■ WHAT IS EXPECTED
Set down the material below word for word, excluding the pictures.
## BEGIN RAW DATA
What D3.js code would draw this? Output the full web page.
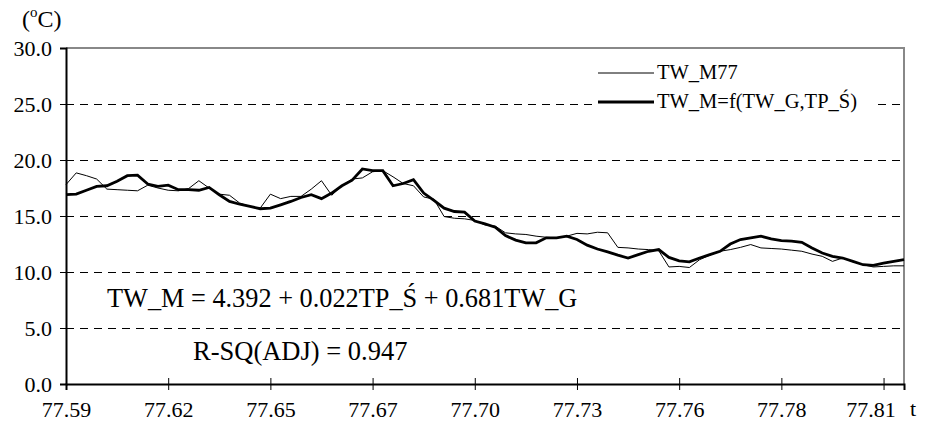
<!DOCTYPE html>
<html>
<head>
<meta charset="utf-8">
<script src="https://cdn.jsdelivr.net/npm/d3@7"></script>
<style>
  body { margin: 0; background: #fff; }
</style>
</head>
<body>
<div id="chart"></div>
<script>
// x tick labels, one every 10 samples
const timeLabels = ['77.59', '77.62', '77.65', '77.67', '77.70', '77.73', '77.76', '77.78', '77.81'];
const labelStep = 10;
const yTicks = [0, 5, 10, 15, 20, 25, 30];
const seriesNames = ['TW_M77', 'TW_M=f(TW_G,TP_Ś)'];

// measured water temperature
const measured = [
  17.8, 18.85, 18.6, 18.3, 17.4, 17.35, 17.3, 17.25, 17.75, 17.5,
  17.3, 17.25, 17.45, 18.15, 17.5, 16.95, 16.85, 16.15, 15.85, 15.7,
  16.95, 16.55, 16.75, 16.75, 17.4, 18.15, 16.85, 17.7, 18.3, 18.4,
  18.95, 19.05, 18.5, 17.9, 17.7, 16.7, 16.5, 14.95, 14.8, 14.75,
  14.6, 14.2, 14.1, 13.5, 13.4, 13.35, 13.2, 13.1, 13.05, 13.2,
  13.45, 13.4, 13.55, 13.5, 12.2, 12.15, 12.05, 12.0, 11.9, 10.45,
  10.5, 10.4, 11.1, 11.5, 11.85, 12.0, 12.2, 12.45, 12.15, 12.1,
  12.05, 11.95, 11.85, 11.6, 11.4, 10.95, 11.25, 10.95, 10.65, 10.45,
  10.5, 10.55, 10.55
];

// regression model output
const modelled = [
  16.9, 16.95, 17.3, 17.65, 17.7, 18.1, 18.6, 18.65, 17.85, 17.65,
  17.75, 17.35, 17.35, 17.3, 17.55, 16.9, 16.3, 16.05, 15.85, 15.65,
  15.7, 16.0, 16.3, 16.65, 16.9, 16.55, 17.05, 17.7, 18.2, 19.2,
  19.05, 19.05, 17.7, 17.9, 18.25, 17.05, 16.4, 15.7, 15.4, 15.35,
  14.55, 14.3, 14.0, 13.25, 12.85, 12.6, 12.6, 13.05, 13.05, 13.2,
  12.9, 12.4, 12.05, 11.8, 11.5, 11.25, 11.55, 11.85, 12.0, 11.3,
  11.0, 10.9, 11.25, 11.55, 11.85, 12.5, 12.9, 13.05, 13.2, 12.95,
  12.8, 12.75, 12.65, 12.15, 11.7, 11.4, 11.25, 10.95, 10.65, 10.6,
  10.8, 10.95, 11.1
];

const font = 'Liberation Serif';
const W = 929, H = 428;
const margin = { top: 48, right: 25, bottom: 44, left: 66 };
const width = W - margin.left - margin.right;
const height = H - margin.top - margin.bottom;

const svg = d3.select('#chart').append('svg')
  .attr('width', W)
  .attr('height', H)
  .attr('font-family', font);

const g = svg.append('g')
  .attr('transform', `translate(${margin.left},${margin.top})`);

const x = d3.scaleLinear()
  .domain([0, measured.length - 1])
  .range([0, width]);

const y = d3.scaleLinear()
  .domain([0, 30])
  .range([height, 0]);

// dashed gridlines
g.selectAll('.grid')
  .data(yTicks.filter(d => d > 0 && d < 30))
  .enter().append('line')
  .attr('x1', 0).attr('x2', width)
  .attr('y1', d => Math.round(y(d)) + 0.5).attr('y2', d => Math.round(y(d)) + 0.5)
  .attr('stroke', '#000')
  .attr('stroke-width', 1)
  .attr('shape-rendering', 'crispEdges')
  .attr('stroke-dasharray', '8,6');

// top and right frame
g.append('path')
  .attr('d', `M0,${y(30)}H${width}V${height}`)
  .attr('fill', 'none')
  .attr('stroke', '#888')
  .attr('stroke-width', 2);

// y axis
const yAxis = g.append('g')
  .call(d3.axisLeft(y).tickValues(yTicks).tickFormat(d3.format('.1f')).tickSize(6).tickPadding(8));
yAxis.attr('font-family', font).attr('font-size', 22);
yAxis.select('.domain').attr('stroke', '#000').attr('stroke-width', 2);
yAxis.selectAll('.tick line').attr('stroke', '#000');

// x axis
const xAxis = g.append('g')
  .attr('transform', `translate(0,${height})`)
  .call(d3.axisBottom(x)
    .tickValues(timeLabels.map((d, i) => i * labelStep))
    .tickFormat((d, i) => timeLabels[i])
    .tickSize(6).tickPadding(11));
xAxis.attr('font-family', font).attr('font-size', 22);
xAxis.select('.domain').attr('stroke', '#000').attr('stroke-width', 2);
xAxis.selectAll('.tick line').attr('stroke', '#000').attr('y1', -6);
// last label is pushed left to make room for the axis name
xAxis.selectAll('.tick text').filter((d, i) => i === timeLabels.length - 1).attr('dx', -13);

g.append('text')
  .attr('x', width + 6)
  .attr('y', height + 32)
  .attr('font-size', 22)
  .text('t');

// unit label
const unit = svg.append('text')
  .attr('x', 22)
  .attr('y', 27)
  .attr('font-size', 24);
unit.append('tspan').text('(');
unit.append('tspan').attr('dy', -10).attr('font-size', 15).text('o');
unit.append('tspan').attr('dy', 10).text('C)');

// lines
const line = d3.line()
  .x((d, i) => x(i))
  .y(d => y(d));

g.append('path')
  .datum(measured)
  .attr('fill', 'none')
  .attr('stroke', '#000')
  .attr('stroke-width', 1)
  .attr('d', line);

g.append('path')
  .datum(modelled)
  .attr('fill', 'none')
  .attr('stroke', '#000')
  .attr('stroke-width', 2.8)
  .attr('d', line);

// legend
const legend = svg.append('g').attr('transform', 'translate(596,58)');
legend.append('rect')
  .attr('width', 282).attr('height', 60)
  .attr('fill', '#fff');
seriesNames.forEach((name, i) => {
  const row = legend.append('g').attr('transform', `translate(0,${15 + i * 29})`);
  row.append('line')
    .attr('x1', 2).attr('x2', 58)
    .attr('stroke', '#000')
    .attr('stroke-width', i === 0 ? 1 : 2.8);
  row.append('text')
    .attr('x', 61).attr('y', 6)
    .attr('font-size', 20.5)
    .text(name);
});

// regression annotations
svg.append('text')
  .attr('x', 107).attr('y', 307)
  .attr('font-size', 26.3)
  .text('TW_M = 4.392 + 0.022TP_Ś + 0.681TW_G');

svg.append('text')
  .attr('x', 193).attr('y', 360)
  .attr('font-size', 26.5)
  .text('R-SQ(ADJ) = 0.947');
</script>
</body>
</html>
## END RAW DATA
■ WRITTEN RESPONSE
What D3.js code would draw this? Output the full web page.
<!DOCTYPE html>
<html>
<head>
<meta charset="utf-8">
<script src="https://cdn.jsdelivr.net/npm/d3@7"></script>
<style>
  body { margin: 0; background: #fff; }
</style>
</head>
<body>
<div id="chart"></div>
<script>
// x tick labels, one every 10 samples
const timeLabels = ['77.59', '77.62', '77.65', '77.67', '77.70', '77.73', '77.76', '77.78', '77.81'];
const labelStep = 10;
const yTicks = [0, 5, 10, 15, 20, 25, 30];
const seriesNames = ['TW_M77', 'TW_M=f(TW_G,TP_Ś)'];

// measured water temperature
const measured = [
  17.8, 18.85, 18.6, 18.3, 17.4, 17.35, 17.3, 17.25, 17.75, 17.5,
  17.3, 17.25, 17.45, 18.15, 17.5, 16.95, 16.85, 16.15, 15.85, 15.7,
  16.95, 16.55, 16.75, 16.75, 17.4, 18.15, 16.85, 17.7, 18.3, 18.4,
  18.95, 19.05, 18.5, 17.9, 17.7, 16.7, 16.5, 14.95, 14.8, 14.75,
  14.6, 14.2, 14.1, 13.5, 13.4, 13.35, 13.2, 13.1, 13.05, 13.2,
  13.45, 13.4, 13.55, 13.5, 12.2, 12.15, 12.05, 12.0, 11.9, 10.45,
  10.5, 10.4, 11.1, 11.5, 11.85, 12.0, 12.2, 12.45, 12.15, 12.1,
  12.05, 11.95, 11.85, 11.6, 11.4, 10.95, 11.25, 10.95, 10.65, 10.45,
  10.5, 10.55, 10.55
];

// regression model output
const modelled = [
  16.9, 16.95, 17.3, 17.65, 17.7, 18.1, 18.6, 18.65, 17.85, 17.65,
  17.75, 17.35, 17.35, 17.3, 17.55, 16.9, 16.3, 16.05, 15.85, 15.65,
  15.7, 16.0, 16.3, 16.65, 16.9, 16.55, 17.05, 17.7, 18.2, 19.2,
  19.05, 19.05, 17.7, 17.9, 18.25, 17.05, 16.4, 15.7, 15.4, 15.35,
  14.55, 14.3, 14.0, 13.25, 12.85, 12.6, 12.6, 13.05, 13.05, 13.2,
  12.9, 12.4, 12.05, 11.8, 11.5, 11.25, 11.55, 11.85, 12.0, 11.3,
  11.0, 10.9, 11.25, 11.55, 11.85, 12.5, 12.9, 13.05, 13.2, 12.95,
  12.8, 12.75, 12.65, 12.15, 11.7, 11.4, 11.25, 10.95, 10.65, 10.6,
  10.8, 10.95, 11.1
];

const font = 'Liberation Serif';
const W = 929, H = 428;
const margin = { top: 48, right: 25, bottom: 44, left: 66 };
const width = W - margin.left - margin.right;
const height = H - margin.top - margin.bottom;

const svg = d3.select('#chart').append('svg')
  .attr('width', W)
  .attr('height', H)
  .attr('font-family', font);

const g = svg.append('g')
  .attr('transform', `translate(${margin.left},${margin.top})`);

const x = d3.scaleLinear()
  .domain([0, measured.length - 1])
  .range([0, width]);

const y = d3.scaleLinear()
  .domain([0, 30])
  .range([height, 0]);

// dashed gridlines
g.selectAll('.grid')
  .data(yTicks.filter(d => d > 0 && d < 30))
  .enter().append('line')
  .attr('x1', 0).attr('x2', width)
  .attr('y1', d => Math.round(y(d)) + 0.5).attr('y2', d => Math.round(y(d)) + 0.5)
  .attr('stroke', '#000')
  .attr('stroke-width', 1)
  .attr('shape-rendering', 'crispEdges')
  .attr('stroke-dasharray', '8,6');

// top and right frame
g.append('path')
  .attr('d', `M0,${y(30)}H${width}V${height}`)
  .attr('fill', 'none')
  .attr('stroke', '#888')
  .attr('stroke-width', 2);

// y axis
const yAxis = g.append('g')
  .call(d3.axisLeft(y).tickValues(yTicks).tickFormat(d3.format('.1f')).tickSize(6).tickPadding(8));
yAxis.attr('font-family', font).attr('font-size', 22);
yAxis.select('.domain').attr('stroke', '#000').attr('stroke-width', 2);
yAxis.selectAll('.tick line').attr('stroke', '#000');

// x axis
const xAxis = g.append('g')
  .attr('transform', `translate(0,${height})`)
  .call(d3.axisBottom(x)
    .tickValues(timeLabels.map((d, i) => i * labelStep))
    .tickFormat((d, i) => timeLabels[i])
    .tickSize(6).tickPadding(11));
xAxis.attr('font-family', font).attr('font-size', 22);
xAxis.select('.domain').attr('stroke', '#000').attr('stroke-width', 2);
xAxis.selectAll('.tick line').attr('stroke', '#000').attr('y1', -6);
// last label is pushed left to make room for the axis name
xAxis.selectAll('.tick text').filter((d, i) => i === timeLabels.length - 1).attr('dx', -13);

g.append('text')
  .attr('x', width + 6)
  .attr('y', height + 32)
  .attr('font-size', 22)
  .text('t');

// unit label
const unit = svg.append('text')
  .attr('x', 22)
  .attr('y', 27)
  .attr('font-size', 24);
unit.append('tspan').text('(');
unit.append('tspan').attr('dy', -10).attr('font-size', 15).text('o');
unit.append('tspan').attr('dy', 10).text('C)');

// lines
const line = d3.line()
  .x((d, i) => x(i))
  .y(d => y(d));

g.append('path')
  .datum(measured)
  .attr('fill', 'none')
  .attr('stroke', '#000')
  .attr('stroke-width', 1)
  .attr('d', line);

g.append('path')
  .datum(modelled)
  .attr('fill', 'none')
  .attr('stroke', '#000')
  .attr('stroke-width', 2.8)
  .attr('d', line);

// legend
const legend = svg.append('g').attr('transform', 'translate(596,58)');
legend.append('rect')
  .attr('width', 282).attr('height', 60)
  .attr('fill', '#fff');
seriesNames.forEach((name, i) => {
  const row = legend.append('g').attr('transform', `translate(0,${15 + i * 29})`);
  row.append('line')
    .attr('x1', 2).attr('x2', 58)
    .attr('stroke', '#000')
    .attr('stroke-width', i === 0 ? 1 : 2.8);
  row.append('text')
    .attr('x', 61).attr('y', 6)
    .attr('font-size', 20.5)
    .text(name);
});

// regression annotations
svg.append('text')
  .attr('x', 107).attr('y', 307)
  .attr('font-size', 26.3)
  .text('TW_M = 4.392 + 0.022TP_Ś + 0.681TW_G');

svg.append('text')
  .attr('x', 193).attr('y', 360)
  .attr('font-size', 26.5)
  .text('R-SQ(ADJ) = 0.947');
</script>
</body>
</html>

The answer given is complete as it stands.